--- begin Data extract ---

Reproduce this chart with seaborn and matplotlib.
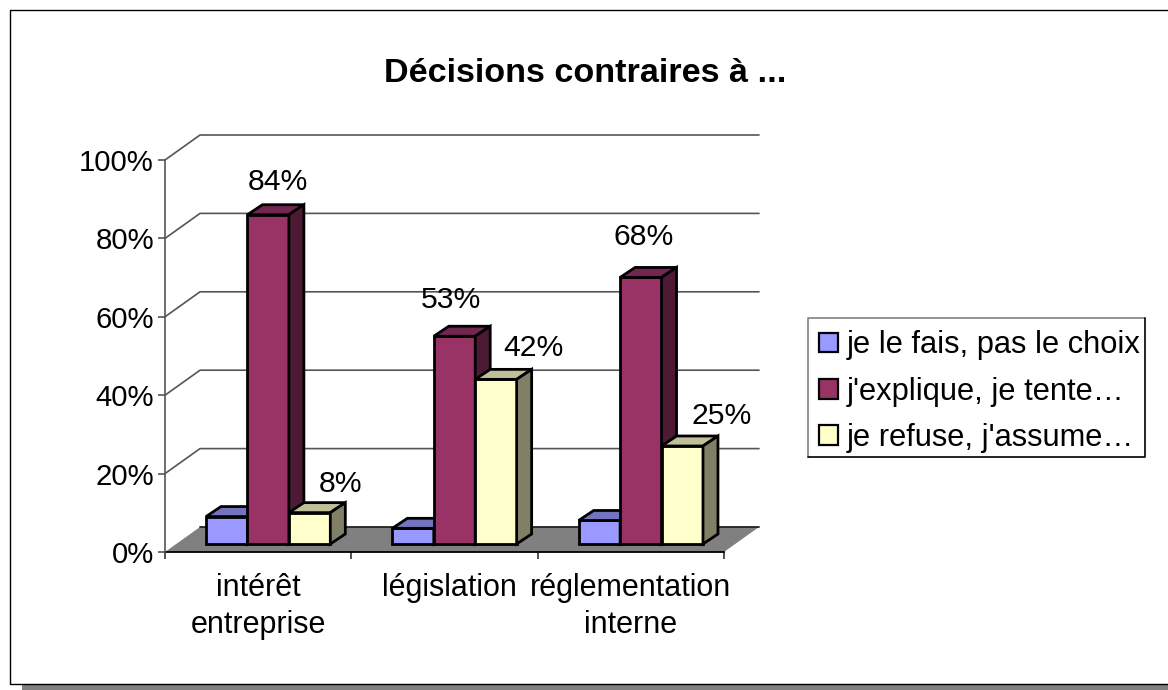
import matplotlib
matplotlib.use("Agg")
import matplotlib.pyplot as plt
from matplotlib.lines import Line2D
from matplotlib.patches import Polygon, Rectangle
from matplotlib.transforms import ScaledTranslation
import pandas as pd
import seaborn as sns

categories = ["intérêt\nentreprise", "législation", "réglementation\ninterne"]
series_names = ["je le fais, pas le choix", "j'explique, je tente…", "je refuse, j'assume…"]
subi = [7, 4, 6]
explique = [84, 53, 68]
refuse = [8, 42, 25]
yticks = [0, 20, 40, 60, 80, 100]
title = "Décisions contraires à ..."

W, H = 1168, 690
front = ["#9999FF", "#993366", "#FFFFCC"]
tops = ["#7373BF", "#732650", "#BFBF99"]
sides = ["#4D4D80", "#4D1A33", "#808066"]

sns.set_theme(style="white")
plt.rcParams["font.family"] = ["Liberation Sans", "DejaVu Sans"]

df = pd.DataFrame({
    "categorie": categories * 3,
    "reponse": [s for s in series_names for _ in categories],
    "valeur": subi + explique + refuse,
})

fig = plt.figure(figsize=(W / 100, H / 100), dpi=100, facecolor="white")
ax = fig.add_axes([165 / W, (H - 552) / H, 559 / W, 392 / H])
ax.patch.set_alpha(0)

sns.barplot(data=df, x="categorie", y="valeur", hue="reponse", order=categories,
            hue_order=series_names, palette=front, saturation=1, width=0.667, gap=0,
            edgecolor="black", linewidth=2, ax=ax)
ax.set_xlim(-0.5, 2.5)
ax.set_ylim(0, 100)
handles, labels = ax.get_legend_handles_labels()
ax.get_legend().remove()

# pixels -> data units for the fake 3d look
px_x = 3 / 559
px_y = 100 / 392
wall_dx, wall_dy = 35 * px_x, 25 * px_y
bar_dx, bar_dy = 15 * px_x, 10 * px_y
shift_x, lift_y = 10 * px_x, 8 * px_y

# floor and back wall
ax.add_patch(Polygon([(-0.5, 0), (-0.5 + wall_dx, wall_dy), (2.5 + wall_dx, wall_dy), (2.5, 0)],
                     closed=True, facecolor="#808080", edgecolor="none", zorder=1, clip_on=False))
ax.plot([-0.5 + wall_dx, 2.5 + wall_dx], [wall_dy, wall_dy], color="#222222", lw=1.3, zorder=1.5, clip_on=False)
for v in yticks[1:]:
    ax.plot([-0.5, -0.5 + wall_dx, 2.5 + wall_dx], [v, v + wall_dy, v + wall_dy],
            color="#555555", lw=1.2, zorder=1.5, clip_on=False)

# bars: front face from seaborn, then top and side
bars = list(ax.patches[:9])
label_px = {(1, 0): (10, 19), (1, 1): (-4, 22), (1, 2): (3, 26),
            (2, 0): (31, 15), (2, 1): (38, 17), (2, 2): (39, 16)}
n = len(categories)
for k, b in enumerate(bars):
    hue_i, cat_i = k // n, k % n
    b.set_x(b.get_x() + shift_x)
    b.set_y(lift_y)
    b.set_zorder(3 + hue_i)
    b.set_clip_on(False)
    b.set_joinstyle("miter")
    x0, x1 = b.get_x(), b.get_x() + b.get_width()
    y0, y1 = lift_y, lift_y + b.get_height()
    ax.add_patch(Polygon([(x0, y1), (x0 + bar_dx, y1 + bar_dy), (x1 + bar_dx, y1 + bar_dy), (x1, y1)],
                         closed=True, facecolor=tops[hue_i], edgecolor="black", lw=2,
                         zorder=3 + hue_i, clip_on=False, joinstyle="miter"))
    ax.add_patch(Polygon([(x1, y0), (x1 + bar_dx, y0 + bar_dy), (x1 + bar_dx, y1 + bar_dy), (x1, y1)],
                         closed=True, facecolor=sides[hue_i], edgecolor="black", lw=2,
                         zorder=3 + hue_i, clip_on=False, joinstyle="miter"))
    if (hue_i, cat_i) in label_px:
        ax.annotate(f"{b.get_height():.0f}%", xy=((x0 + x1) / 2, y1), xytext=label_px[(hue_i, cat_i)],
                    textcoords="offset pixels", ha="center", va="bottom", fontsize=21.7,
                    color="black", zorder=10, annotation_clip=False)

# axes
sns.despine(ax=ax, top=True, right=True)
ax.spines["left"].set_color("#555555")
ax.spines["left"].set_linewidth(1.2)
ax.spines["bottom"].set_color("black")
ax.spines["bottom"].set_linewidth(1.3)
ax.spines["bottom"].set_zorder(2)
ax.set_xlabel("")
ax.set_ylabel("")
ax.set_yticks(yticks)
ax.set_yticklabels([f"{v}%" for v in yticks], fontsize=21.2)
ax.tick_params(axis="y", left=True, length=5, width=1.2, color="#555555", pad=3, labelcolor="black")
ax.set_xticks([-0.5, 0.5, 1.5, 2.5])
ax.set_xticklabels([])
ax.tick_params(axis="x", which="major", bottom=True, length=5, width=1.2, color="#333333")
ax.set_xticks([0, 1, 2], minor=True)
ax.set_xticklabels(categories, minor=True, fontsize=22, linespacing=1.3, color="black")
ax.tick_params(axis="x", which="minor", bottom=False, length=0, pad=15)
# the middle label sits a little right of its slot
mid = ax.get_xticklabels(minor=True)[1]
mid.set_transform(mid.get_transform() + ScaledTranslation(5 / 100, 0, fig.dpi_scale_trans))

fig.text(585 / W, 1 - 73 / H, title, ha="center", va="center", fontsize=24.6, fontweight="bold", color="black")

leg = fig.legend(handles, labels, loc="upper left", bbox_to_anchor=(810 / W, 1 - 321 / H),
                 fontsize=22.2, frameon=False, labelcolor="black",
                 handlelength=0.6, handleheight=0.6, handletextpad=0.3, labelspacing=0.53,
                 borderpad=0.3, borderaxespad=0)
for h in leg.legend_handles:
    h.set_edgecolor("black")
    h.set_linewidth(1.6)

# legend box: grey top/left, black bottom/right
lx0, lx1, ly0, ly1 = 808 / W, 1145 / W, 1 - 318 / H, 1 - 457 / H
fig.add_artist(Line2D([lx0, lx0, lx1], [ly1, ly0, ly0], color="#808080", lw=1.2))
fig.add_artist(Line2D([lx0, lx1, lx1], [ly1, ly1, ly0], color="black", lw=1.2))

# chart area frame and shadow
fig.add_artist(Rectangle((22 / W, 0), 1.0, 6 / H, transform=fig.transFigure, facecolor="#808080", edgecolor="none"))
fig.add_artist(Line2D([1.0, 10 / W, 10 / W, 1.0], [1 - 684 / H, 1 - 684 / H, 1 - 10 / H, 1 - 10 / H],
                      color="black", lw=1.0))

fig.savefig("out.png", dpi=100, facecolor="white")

--- end Data extract ---

Please restate the material above line by line, exactly, beginning at its first line and ending with the line that contains "lw=1.2, zorder=1.5, clip_on=False)", without any pictures.

Reproduce this chart with seaborn and matplotlib.
import matplotlib
matplotlib.use("Agg")
import matplotlib.pyplot as plt
from matplotlib.lines import Line2D
from matplotlib.patches import Polygon, Rectangle
from matplotlib.transforms import ScaledTranslation
import pandas as pd
import seaborn as sns

categories = ["intérêt\nentreprise", "législation", "réglementation\ninterne"]
series_names = ["je le fais, pas le choix", "j'explique, je tente…", "je refuse, j'assume…"]
subi = [7, 4, 6]
explique = [84, 53, 68]
refuse = [8, 42, 25]
yticks = [0, 20, 40, 60, 80, 100]
title = "Décisions contraires à ..."

W, H = 1168, 690
front = ["#9999FF", "#993366", "#FFFFCC"]
tops = ["#7373BF", "#732650", "#BFBF99"]
sides = ["#4D4D80", "#4D1A33", "#808066"]

sns.set_theme(style="white")
plt.rcParams["font.family"] = ["Liberation Sans", "DejaVu Sans"]

df = pd.DataFrame({
    "categorie": categories * 3,
    "reponse": [s for s in series_names for _ in categories],
    "valeur": subi + explique + refuse,
})

fig = plt.figure(figsize=(W / 100, H / 100), dpi=100, facecolor="white")
ax = fig.add_axes([165 / W, (H - 552) / H, 559 / W, 392 / H])
ax.patch.set_alpha(0)

sns.barplot(data=df, x="categorie", y="valeur", hue="reponse", order=categories,
            hue_order=series_names, palette=front, saturation=1, width=0.667, gap=0,
            edgecolor="black", linewidth=2, ax=ax)
ax.set_xlim(-0.5, 2.5)
ax.set_ylim(0, 100)
handles, labels = ax.get_legend_handles_labels()
ax.get_legend().remove()

# pixels -> data units for the fake 3d look
px_x = 3 / 559
px_y = 100 / 392
wall_dx, wall_dy = 35 * px_x, 25 * px_y
bar_dx, bar_dy = 15 * px_x, 10 * px_y
shift_x, lift_y = 10 * px_x, 8 * px_y

# floor and back wall
ax.add_patch(Polygon([(-0.5, 0), (-0.5 + wall_dx, wall_dy), (2.5 + wall_dx, wall_dy), (2.5, 0)],
                     closed=True, facecolor="#808080", edgecolor="none", zorder=1, clip_on=False))
ax.plot([-0.5 + wall_dx, 2.5 + wall_dx], [wall_dy, wall_dy], color="#222222", lw=1.3, zorder=1.5, clip_on=False)
for v in yticks[1:]:
    ax.plot([-0.5, -0.5 + wall_dx, 2.5 + wall_dx], [v, v + wall_dy, v + wall_dy],
            color="#555555", lw=1.2, zorder=1.5, clip_on=False)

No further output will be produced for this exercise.